Truth has structure. A genuine account of events, told and retold across different contexts and time periods, contains massive internal redundancy because every version is generated from the same underlying reality. This redundancy makes truthful narratives compressible — a compression algorithm finds repeated patterns, predictable sequences, and structural regularity that it can exploit to produce a compact representation. Fabrication lacks this structure. Each contradiction introduces irreducible information; each improvised exception adds complexity that cannot be predicted from prior statements. Kolmogorov complexity — the theoretical measure of a string's intrinsic information content — provides the mathematical foundation for exploiting this asymmetry.

The Mathematical Foundation

Kolmogorov complexity is the length of the shortest program that can reproduce a given output on a universal Turing machine. A string with simple structure — "ABABAB..." repeated a thousand times — has low Kolmogorov complexity because a short program generates it. A random string has maximal Kolmogorov complexity because no program shorter than the string itself can reproduce it. The concept captures an absolute, observer-independent measure of the structural regularity in data.

A foundational result in theoretical computer science is that Kolmogorov complexity is uncomputable — there is no algorithm that can determine the shortest possible program for an arbitrary string. However, practical approximation is straightforward: any specific compression algorithm provides an upper bound. If gzip compresses a file to 30% of its original size, the Kolmogorov complexity is at most 30% of the file length. Better compressors give tighter bounds. For comparative analysis — asking whether corpus A is more complex than corpus B — the absolute value matters less than the relative ranking, and standard compressors produce reliable relative rankings.

Application to Communication Analysis

Honest narratives have low Kolmogorov complexity relative to their length. They are compressible because they are consistent. The same core facts, expressed from different angles and at different times, produce enormous redundancy that compression algorithms exploit. A truthful account told ten different ways compresses to approximately one account plus minor surface variations — the deep structure is the same across all versions, and the compressor captures this.
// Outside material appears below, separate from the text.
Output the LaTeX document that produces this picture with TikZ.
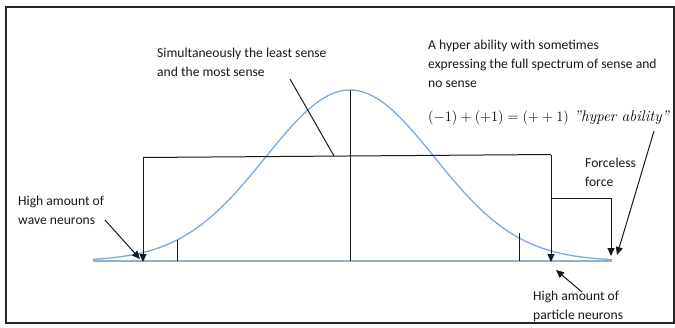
\documentclass[tikz,border=0pt]{standalone}
\usepackage{fontspec}
\newfontfamily\lblfont{Carlito}
\usetikzlibrary{arrows.meta}
\definecolor{curveblue}{RGB}{125,170,215}
\definecolor{basegray}{RGB}{150,175,200}
\definecolor{txtgray}{RGB}{25,25,25}
\tikzset{
  lbl/.style={font=\lblfont\fontsize{13.6}{19}\selectfont, text=txtgray, align=left, anchor=west, inner sep=0pt},
  ln/.style={draw=black!90, line width=1pt},
  arr/.style={ln, -{Triangle[length=8pt,width=7pt]}}
}
\begin{document}
\begin{tikzpicture}[x=1pt,y=-1pt]
\useasboundingbox (0,0) rectangle (675,327);
\fill[white] (0,0) rectangle (675,327);
\draw[line width=2pt, black!85] (6,7) rectangle (674,323);

% points
\coordinate (bl) at (93,261);
\coordinate (br) at (612,261);
\coordinate (pk) at (350,90);
\coordinate (pkb) at (350,261);
\coordinate (htl) at (143,157.5);
\coordinate (htr) at (551,154.5);
\coordinate (tipl) at (143,262);
\coordinate (tipr) at (551,262);
\coordinate (brk) at (551,198);
\coordinate (brkr) at (611,198);
\coordinate (tipf) at (611,256);
\coordinate (tkl) at (177,261);
\coordinate (tklt) at (177,240);
\coordinate (tkr) at (519,261);
\coordinate (tkrt) at (519,233);
\coordinate (dga) at (290,79);
\coordinate (dgb) at (334,156);
\coordinate (ffa) at (654,131);
\coordinate (ffb) at (617,255);
\coordinate (wva) at (105,220);
\coordinate (wvb) at (140,259);
\coordinate (pta) at (582,292);
\coordinate (ptb) at (556,270);

% baseline and curve
\draw[basegray, line width=1.2pt] (bl) -- (br);
\draw[curveblue, line width=1.3pt] plot[domain=93:612, samples=160] (\x, {261-171*exp(-(((\x-350)/100)^2)/1.4272)});

% structure lines
\draw[ln] (pk) -- (pkb);
\draw[ln] (htl) -- (htr);
\draw[arr] (htl) -- (tipl);
\draw[arr] (htr) -- (tipr);
\draw[arr] (brk) -- (brkr) -- (tipf);
\draw[ln] (tkl) -- (tklt);
\draw[ln] (tkr) -- (tkrt);
\draw[ln] (dga) -- (dgb);
\draw[arr] (ffa) -- (ffb);
\draw[arr] (wva) -- (wvb);
\draw[arr] (pta) -- (ptb);

% texts
\node[lbl] (simul) at (157,62.5) {Simultaneously the least sense\\and the most sense};
\node[lbl] (hyper) at (428,64) {A hyper ability with sometimes\\expressing the full spectrum of sense and\\no sense};
\node[anchor=west, inner sep=0pt, text=black, font=\fontsize{15.4}{18}\selectfont] (form) at (428,118) {$(-1)+(+1)=(+\mathbin{+}1)$ \textit{"hyper ability"}};
\node[lbl] (forceless) at (585,172.5) {Forceless\\force};
\node[lbl] (wave) at (18,210.5) {High amount of\\wave neurons};
\node[lbl] (particle) at (533,306) {High amount of\\particle neurons};
\end{tikzpicture}
\end{document}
Deceptive narratives have high Kolmogorov complexity relative to their length. Each contradiction introduces information that cannot be predicted from prior statements. Each exception to the general pattern adds irreducible complexity. A fabricated account told ten different ways compresses poorly because the variations are not noise around a signal — they are independent inventions that share surface features but lack structural coherence. The compressor finds less to exploit because less genuine structure exists.
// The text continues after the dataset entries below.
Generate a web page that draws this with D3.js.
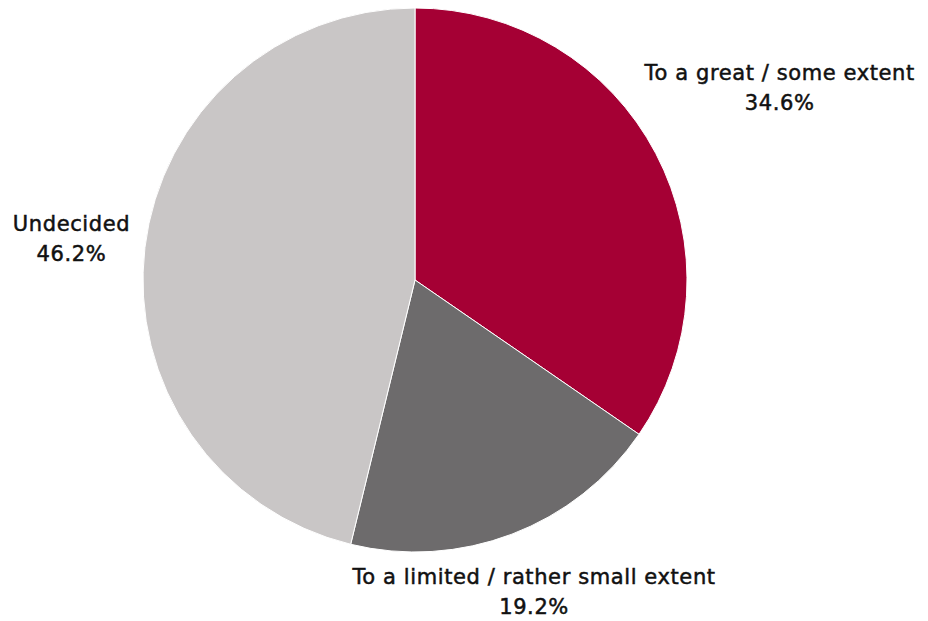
<!DOCTYPE html>
<html>
<head>
<meta charset="utf-8">
<script src="https://cdn.jsdelivr.net/npm/d3@7"></script>
<style>
  html, body { margin: 0; padding: 0; background: #fff; }
  svg { display: block; }
</style>
</head>
<body>
<svg id="chart" width="928" height="621"></svg>
<script>
// Survey answer shares, in percent
const categories = ["To a great / some extent", "To a limited / rather small extent", "Undecided"];
const values = [34.6, 19.2, 46.2];
const colors = ["#A50034", "#6D6B6C", "#C9C6C6"];
// Distance from the centre at which each label is placed
const labelRadius = [412, 334, 346];

const width = 928, height = 621;
const cx = 415, cy = 280, radius = 272;

const svg = d3.select("#chart");
const g = svg.append("g").attr("transform", `translate(${cx},${cy})`);

const pie = d3.pie().sort(null).value(d => d.value);
const arcs = pie(categories.map((c, i) => ({ name: c, value: values[i], i })));

const arc = d3.arc().innerRadius(0).outerRadius(radius);

g.selectAll("path.slice")
  .data(arcs)
  .join("path")
  .attr("class", "slice")
  .attr("d", arc)
  .attr("fill", d => colors[d.data.i])
  .attr("stroke", "#ffffff")
  .attr("stroke-width", 1)
  .attr("stroke-linejoin", "round");

const fmt = v => v.toFixed(1) + "%";

const labels = g.selectAll("g.label")
  .data(arcs)
  .join("g")
  .attr("class", "label")
  .attr("transform", d => {
    const a = (d.startAngle + d.endAngle) / 2;
    const r = labelRadius[d.data.i];
    return `translate(${r * Math.sin(a)},${-r * Math.cos(a)})`;
  });

labels.append("text")
  .attr("text-anchor", "middle")
  .attr("font-family", "'DejaVu Sans', sans-serif")
  .attr("font-size", 21)
  .attr("letter-spacing", 0.6)
  .attr("fill", "#111")
  .attr("stroke", "#111")
  .attr("stroke-width", 0.5)
  .selectAll("tspan")
  .data(d => [d.data.name, fmt(d.data.value)])
  .join("tspan")
  .attr("x", 0)
  .attr("y", (t, j) => j === 0 ? -8 : 22)
  .text(t => t);
</script>
</body>
</html>
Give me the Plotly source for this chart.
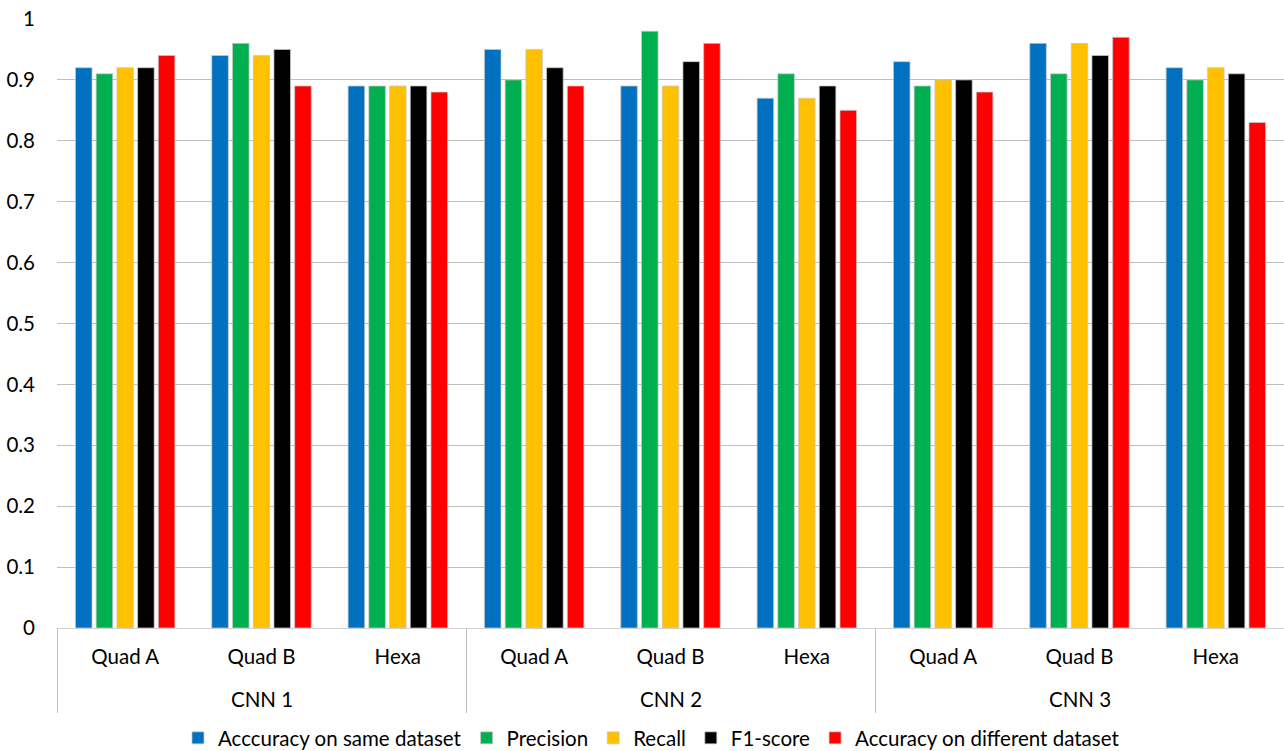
import plotly.graph_objects as go

# Configurations (inner labels) and networks (outer labels)
configs = ["Quad A", "Quad B", "Hexa"] * 3
networks = ["CNN 1", "CNN 2", "CNN 3"]

# Metric values per (network, configuration)
accuracy_same = [0.92, 0.94, 0.89, 0.95, 0.89, 0.87, 0.93, 0.96, 0.92]
precision = [0.91, 0.96, 0.89, 0.90, 0.98, 0.91, 0.89, 0.91, 0.90]
recall = [0.92, 0.94, 0.89, 0.95, 0.89, 0.87, 0.90, 0.96, 0.92]
f1_score = [0.92, 0.95, 0.89, 0.92, 0.93, 0.89, 0.90, 0.94, 0.91]
accuracy_diff = [0.94, 0.89, 0.88, 0.89, 0.96, 0.85, 0.88, 0.97, 0.83]

series = [
    ("Acccuracy on same dataset", accuracy_same, "#0070C0"),
    ("Precision", precision, "#00B050"),
    ("Recall", recall, "#FFC000"),
    ("F1-score", f1_score, "#000000"),
    ("Accuracy on different dataset", accuracy_diff, "#FF0000"),
]

y_ticks = [0, 0.1, 0.2, 0.3, 0.4, 0.5, 0.6, 0.7, 0.8, 0.9, 1]
y_tick_text = ["0", "0.1", "0.2", "0.3", "0.4", "0.5", "0.6", "0.7", "0.8", "0.9", "1"]

FONT = "Lato, 'Open Sans', sans-serif"
FS = 20.5

n_cat = len(configs)
per_group = 3
x_idx = list(range(n_cat))
group_centers = [g * per_group + (per_group - 1) / 2 for g in range(len(networks))]
# divider at the left edge of each network group
group_edges = [g * per_group - 0.5 for g in range(len(networks))]
x_range = [-0.5, n_cat - 0.5]

fig = go.Figure()
for name, vals, color in series:
    fig.add_trace(go.Bar(
        x=x_idx,
        y=vals,
        name=name,
        marker=dict(color=color, line=dict(color="#C8C8C8", width=0.75)),
    ))

# outer group labels, centred under each network's three configurations
for label, xc in zip(networks, group_centers):
    fig.add_annotation(
        x=xc, xref="x",
        y=0, yref="paper",
        yanchor="middle",
        yshift=-71,
        text=label,
        showarrow=False,
        font=dict(family=FONT, size=FS, color="#000000"),
    )

fig.update_layout(
    width=1284,
    height=751,
    barmode="group",
    bargap=0.24,
    bargroupgap=0.2,
    plot_bgcolor="white",
    paper_bgcolor="white",
    margin=dict(l=57, r=0, t=19, b=123, autoexpand=False),
    font=dict(family=FONT, size=FS, color="#000000"),
    showlegend=True,
    legend=dict(
        orientation="h",
        x=0.4845,
        xanchor="center",
        yref="container",
        y=0.0173,
        yanchor="middle",
        font=dict(family=FONT, size=FS, color="#000000"),
        itemwidth=30,
    ),
    # inner category labels plus group dividers
    xaxis=dict(
        range=x_range,
        tickmode="array",
        tickvals=x_idx,
        ticktext=configs,
        ticks="",
        showgrid=False,
        zeroline=False,
        showline=True,
        linecolor="#D0D0D0",
        linewidth=1,
        ticklabelstandoff=10,
        tickfont=dict(family=FONT, size=FS, color="#000000"),
        minor=dict(
            tickmode="array",
            tickvals=group_edges,
            ticks="outside",
            ticklen=84,
            tickwidth=1,
            tickcolor="#C0C0C0",
            showgrid=False,
        ),
    ),
    yaxis=dict(
        range=[0, 1],
        tickvals=y_ticks,
        ticktext=y_tick_text,
        showgrid=True,
        gridcolor="#BEBEBE",
        gridwidth=1,
        zeroline=False,
        showline=False,
        ticks="",
        ticklabelstandoff=21,
        tickfont=dict(family=FONT, size=FS, color="#000000"),
    ),
)

fig.write_html("out.html")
The Normalised Compression Distance

The normalised compression distance (NCD) between two texts provides a metric for comparing structural similarity that requires no semantic understanding, no embedding model, and no training data. The NCD between a party's statements at time T₁ and their statements at time T₂ measures the structural dissimilarity of the narratives across those periods. Consistent communicators produce low NCD between temporal segments — their narratives at different times have the same structure. Inconsistent communicators produce high NCD — the structure changes across periods because the underlying generator has changed.
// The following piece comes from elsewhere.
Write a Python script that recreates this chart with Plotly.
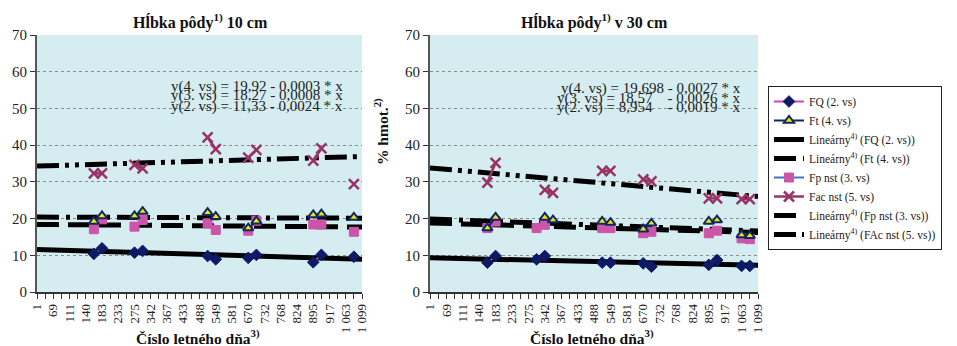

Applied systematically across all pairs of temporal segments, NCD produces a full dissimilarity matrix that reveals the evolution of narrative structure over time. Clusters of similar segments indicate stable narrative periods. Sudden jumps in NCD between adjacent segments pinpoint structural shifts — moments when the narrative was fundamentally reorganised. These shifts correlate with identifiable events: the receipt of legal advice, the escalation of a dispute, the introduction of a new false claim.

Segment-Level Analysis

Beyond corpus-wide compression, segment-level analysis reveals local complexity patterns. Divide a party's communications into temporal or thematic segments and compute the compression ratio for each independently. Truthful communicators show uniform compression ratios across segments — their structural consistency is maintained everywhere. Fabricators show variable compression ratios: low complexity in areas where they are telling the truth, high complexity in areas where they are improvising.

This variability signature is surprisingly robust because it exploits a fundamental constraint on fabrication. Producing a genuinely low-complexity (compressible) narrative requires actual consistency — the claims must cohere structurally, not just superficially. A fabricator can make individual statements sound plausible, but maintaining structural compressibility across a corpus of hundreds of communications requires either telling the truth or maintaining a fabrication of extraordinary internal consistency. The former is easy; the latter is computationally demanding for humans, who lack the working memory to track all the structural implications of their prior statements.

Adversarial Resistance

Compression-based analysis has a unique advantage over semantic methods: it is extremely difficult to defeat through careful wording. Semantic analysis can potentially be gamed by a communicator who understands embedding spaces and crafts statements to appear consistent in those spaces. Compression analysis operates on the raw text at a structural level that is much harder to control. To defeat compression analysis, a fabricator would need to produce a narrative that is genuinely structurally consistent — which is precisely the challenge they face and the constraint they cannot meet.